** START **
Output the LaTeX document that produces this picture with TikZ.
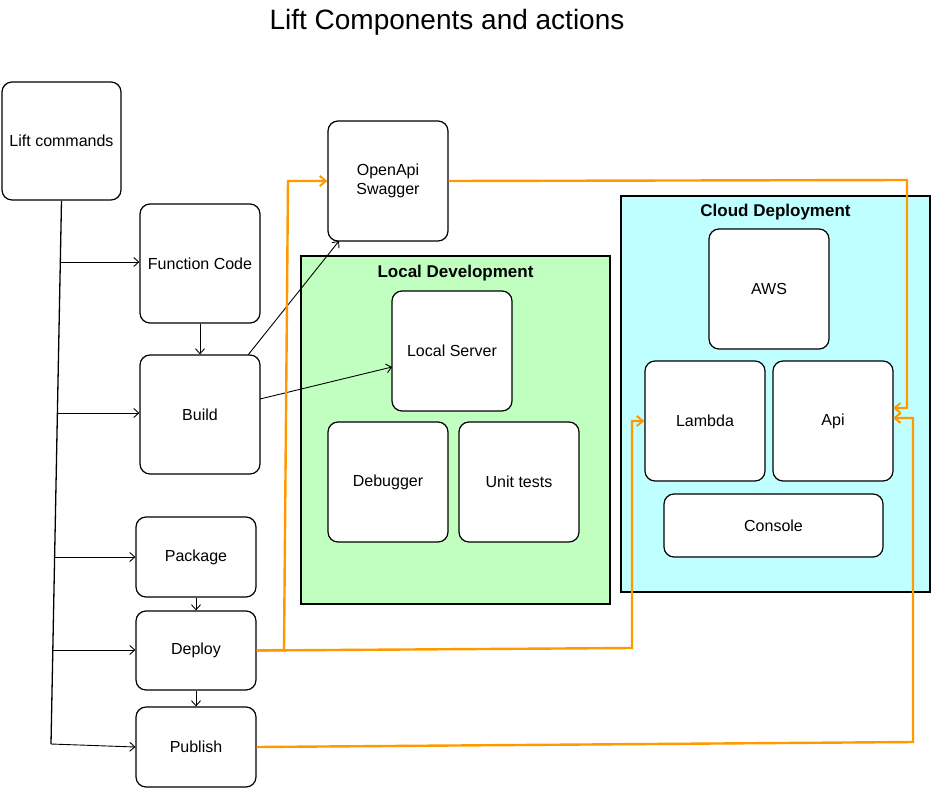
\documentclass[tikz,border=0pt]{standalone}
\usepackage{fontspec}
\setmainfont{Liberation Sans}
\usetikzlibrary{arrows.meta}
\definecolor{ldgreen}{HTML}{C0FFC0}
\definecolor{cdcyan}{HTML}{C0FFFF}
\definecolor{orangeline}{HTML}{FF9900}
\tikzset{
  box/.style={draw=black, line width=1.2pt, rounded corners=10pt, fill=white,
    minimum width=#1, inner sep=0pt, align=center, font=\fontsize{16}{19}\selectfont},
  container/.style={draw=black, line width=1.2pt},
  ctitle/.style={font=\bfseries\fontsize{17}{20}\selectfont},
  blk/.style={line width=0.9pt, -{Straight Barb[length=5pt,width=9pt,line width=0.9pt]}},
  org/.style={draw=orangeline, line width=2.4pt, -{Straight Barb[length=6pt,width=10pt,line width=2pt]}},
}
\begin{document}
\begin{tikzpicture}[x=1pt,y=-1pt]
\useasboundingbox (0,0) rectangle (931,789);
\node[font=\fontsize{28}{33}\selectfont] (title) at (447,22) {Lift Components and actions};

% containers
\coordinate (ldA) at (301,256);
\coordinate (ldB) at (610,604);
\draw[container, fill=ldgreen] (ldA) rectangle (ldB);
\node[ctitle] (ldtitle) at (455.5,273) {Local Development};
\coordinate (cdA) at (621,196);
\coordinate (cdB) at (930,592);
\draw[container, fill=cdcyan] (cdA) rectangle (cdB);
\node[ctitle] (cdtitle) at (775.5,212) {Cloud Deployment};

% left boxes
\node[box=119pt, minimum height=118pt] (lift) at (61.5,141) {Lift commands};
\node[box=120pt, minimum height=119pt] (fc) at (200,263.5) {Function Code};
\node[box=120pt, minimum height=119pt] (build) at (200,414.5) {Build};
\node[box=120pt, minimum height=80pt] (package) at (196,557) {Package};
\node[box=120pt, minimum height=79pt] (deploy) at (196,650.5) {Deploy};
\node[box=120pt, minimum height=80pt] (publish) at (196,747) {Publish};

\node[box=120pt, minimum height=120pt] (openapi) at (388,181) {OpenApi\\Swagger};

% local development
\node[box=120pt, minimum height=120pt] (localserver) at (452,351) {Local Server};
\node[box=120pt, minimum height=120pt] (debugger) at (388,482) {Debugger};
\node[box=120pt, minimum height=120pt] (unittests) at (519,482) {Unit tests};

% cloud deployment
\node[box=120pt, minimum height=120pt] (aws) at (769,289) {AWS};
\node[box=120pt, minimum height=120pt] (lambda) at (705,421) {Lambda};
\node[box=120pt, minimum height=120pt] (api) at (833,421) {Api};
\node[box=219pt, minimum height=63pt] (console) at (773.5,525.5) {Console};

% trunk
\coordinate (tend) at (51,744);
\draw[line width=1.3pt] (lift.south) -- (tend);
\coordinate (b1) at (59.9,262);
\coordinate (b2) at (57.1,413);
\coordinate (b3) at (54.4,557);
\coordinate (b4) at (52.7,650);
\draw[blk] (b1) -- (fc.west |- b1);
\draw[blk] (b2) -- (build.west |- b2);
\draw[blk] (b3) -- (package.west |- b3);
\draw[blk] (b4) -- (deploy.west |- b4);
\draw[blk] (tend) -- (publish.west);

% vertical flow
\draw[blk] (fc.south) -- (build.north);
\draw[blk] (package.south) -- (deploy.north);
\draw[blk] (deploy.south) -- (publish.north);

% build outputs
\coordinate (bA) at (248,355);
\coordinate (oA) at (339,241);
\draw[blk] (bA) -- (oA);
\coordinate (bB) at (260,399);
\coordinate (lA) at (392,367);
\draw[blk] (bB) -- (lA);

% orange connectors
\coordinate (o1a) at (284,650);
\coordinate (o1b) at (288,181);
\draw[org] (deploy.east) -- (o1a) -- (o1b) -- (openapi.west);

\coordinate (o2a) at (907,180);
\coordinate (o2b) at (907,408);
\coordinate (o2c) at (893,408);
\draw[org] (openapi.east) -- (o2a) -- (o2b) -- (o2c);

\coordinate (o3a) at (632,648);
\coordinate (o3b) at (632,421);
\draw[org] (deploy.east) -- (o3a) -- (o3b) -- (lambda.west);

\coordinate (o4a) at (913,742);
\coordinate (o4b) at (913,418);
\coordinate (o4c) at (893,418);
\draw[org] (publish.east) -- (o4a) -- (o4b) -- (o4c);
\end{tikzpicture}
\end{document}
** END **
* **STATED EXERCISE**
Reproduce all of the data exactly; the pictures do not belong in the copy.

* **RESPONSE TO THE TASK**
Output the LaTeX document that produces this picture with TikZ.
\documentclass[tikz,border=0pt]{standalone}
\usepackage{fontspec}
\setmainfont{Liberation Sans}
\usetikzlibrary{arrows.meta}
\definecolor{ldgreen}{HTML}{C0FFC0}
\definecolor{cdcyan}{HTML}{C0FFFF}
\definecolor{orangeline}{HTML}{FF9900}
\tikzset{
  box/.style={draw=black, line width=1.2pt, rounded corners=10pt, fill=white,
    minimum width=#1, inner sep=0pt, align=center, font=\fontsize{16}{19}\selectfont},
  container/.style={draw=black, line width=1.2pt},
  ctitle/.style={font=\bfseries\fontsize{17}{20}\selectfont},
  blk/.style={line width=0.9pt, -{Straight Barb[length=5pt,width=9pt,line width=0.9pt]}},
  org/.style={draw=orangeline, line width=2.4pt, -{Straight Barb[length=6pt,width=10pt,line width=2pt]}},
}
\begin{document}
\begin{tikzpicture}[x=1pt,y=-1pt]
\useasboundingbox (0,0) rectangle (931,789);
\node[font=\fontsize{28}{33}\selectfont] (title) at (447,22) {Lift Components and actions};

% containers
\coordinate (ldA) at (301,256);
\coordinate (ldB) at (610,604);
\draw[container, fill=ldgreen] (ldA) rectangle (ldB);
\node[ctitle] (ldtitle) at (455.5,273) {Local Development};
\coordinate (cdA) at (621,196);
\coordinate (cdB) at (930,592);
\draw[container, fill=cdcyan] (cdA) rectangle (cdB);
\node[ctitle] (cdtitle) at (775.5,212) {Cloud Deployment};

% left boxes
\node[box=119pt, minimum height=118pt] (lift) at (61.5,141) {Lift commands};
\node[box=120pt, minimum height=119pt] (fc) at (200,263.5) {Function Code};
\node[box=120pt, minimum height=119pt] (build) at (200,414.5) {Build};
\node[box=120pt, minimum height=80pt] (package) at (196,557) {Package};
\node[box=120pt, minimum height=79pt] (deploy) at (196,650.5) {Deploy};
\node[box=120pt, minimum height=80pt] (publish) at (196,747) {Publish};

\node[box=120pt, minimum height=120pt] (openapi) at (388,181) {OpenApi\\Swagger};

% local development
\node[box=120pt, minimum height=120pt] (localserver) at (452,351) {Local Server};
\node[box=120pt, minimum height=120pt] (debugger) at (388,482) {Debugger};
\node[box=120pt, minimum height=120pt] (unittests) at (519,482) {Unit tests};

% cloud deployment
\node[box=120pt, minimum height=120pt] (aws) at (769,289) {AWS};
\node[box=120pt, minimum height=120pt] (lambda) at (705,421) {Lambda};
\node[box=120pt, minimum height=120pt] (api) at (833,421) {Api};
\node[box=219pt, minimum height=63pt] (console) at (773.5,525.5) {Console};

% trunk
\coordinate (tend) at (51,744);
\draw[line width=1.3pt] (lift.south) -- (tend);
\coordinate (b1) at (59.9,262);
\coordinate (b2) at (57.1,413);
\coordinate (b3) at (54.4,557);
\coordinate (b4) at (52.7,650);
\draw[blk] (b1) -- (fc.west |- b1);
\draw[blk] (b2) -- (build.west |- b2);
\draw[blk] (b3) -- (package.west |- b3);
\draw[blk] (b4) -- (deploy.west |- b4);
\draw[blk] (tend) -- (publish.west);

% vertical flow
\draw[blk] (fc.south) -- (build.north);
\draw[blk] (package.south) -- (deploy.north);
\draw[blk] (deploy.south) -- (publish.north);

% build outputs
\coordinate (bA) at (248,355);
\coordinate (oA) at (339,241);
\draw[blk] (bA) -- (oA);
\coordinate (bB) at (260,399);
\coordinate (lA) at (392,367);
\draw[blk] (bB) -- (lA);

% orange connectors
\coordinate (o1a) at (284,650);
\coordinate (o1b) at (288,181);
\draw[org] (deploy.east) -- (o1a) -- (o1b) -- (openapi.west);

\coordinate (o2a) at (907,180);
\coordinate (o2b) at (907,408);
\coordinate (o2c) at (893,408);
\draw[org] (openapi.east) -- (o2a) -- (o2b) -- (o2c);

\coordinate (o3a) at (632,648);
\coordinate (o3b) at (632,421);
\draw[org] (deploy.east) -- (o3a) -- (o3b) -- (lambda.west);

\coordinate (o4a) at (913,742);
\coordinate (o4b) at (913,418);
\coordinate (o4c) at (893,418);
\draw[org] (publish.east) -- (o4a) -- (o4b) -- (o4c);
\end{tikzpicture}
\end{document}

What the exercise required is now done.